Ибо в его лице служит внутренней правде произведения искусства один из правдивейших людей нашего времени, служит с такой фанатической преданностью, с такой неумолимой строгостью и одновременно смирением, какое мы вряд ли найдем сегодня в любой другой области творчества. Без гордости, без высокомерия, без своеволия служит он высшей воле любимого им мастера, служит всеми средствами земного служения: посреднической силой жреца, благочестием верующего, требовательной строгостью учителя и неустанным рвением вечного ученика.
Этот хранитель священной праформы в музыке никогда не печется о частностях — только о целом; никогда не стремится к внешнему успеху — только к выражению внутренней правды; и потому, что он всегда и всюду, в каждое выступление вкладывает весь свой талант, всю свою неповторимую душевную и нравственную силу, оно становится событием не только для музыкального искусства, но и для всех искусств и для всех людей искусства.
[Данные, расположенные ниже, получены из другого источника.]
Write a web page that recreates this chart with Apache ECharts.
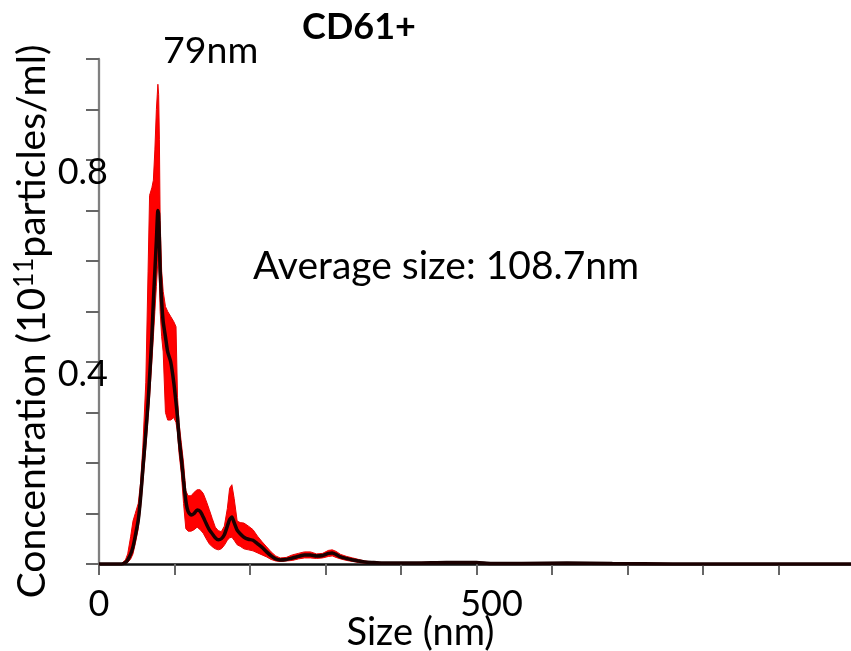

Здесь блестящий личный успех выходит за пределы музыки и вырастает в сверхличное торжество творческой воли над тяжестью материи — великолепное подтверждение той истины, что и в наше тревожное, неустойчивое время человек может явить чудо совершенства.
Ради этой неизмеримой задачи Тосканини долгие годы закалял свою душу, вырабатывая в себе неподражаемую и потому достойную подражания неумолимость. В искусстве — таково его нравственное величие, таков его человеческий долг — он признает только совершенное и ничего, кроме совершенного. Все остальное — вполне приемлемое, почти законченное и приблизительное — не существует для этого упрямого художника, а если и существует, то как нечто глубоко ему враждебное. Тосканини ненавидит терпимость в любом ее проявлении, в искусстве, равно как и в жизни, ненавидит снисходительную невзыскательность, дешевое самодовольство, компромиссы. Тщетно напоминать и доказывать ему, что законченное, абсолютное вообще недостижимо в подлунном мире, что даже самой сильной воле дано лишь максимально приблизиться к совершенству, доступно же оно лишь богу, а не человеку; никогда в своем прекрасном неразумии не примирится он с этой разумной истиной, ибо для него нет в искусстве ничего, кроме абсолютного, и, подобно демоническому герою Бальзака, он проводит всю свою жизнь в «поисках абсолюта». Но всякое стремление достичь недостижимого, осуществить неосуществимое становится в искусстве и в жизни неодолимой силой: плодотворно только чрезмерное, умеренное же — никогда.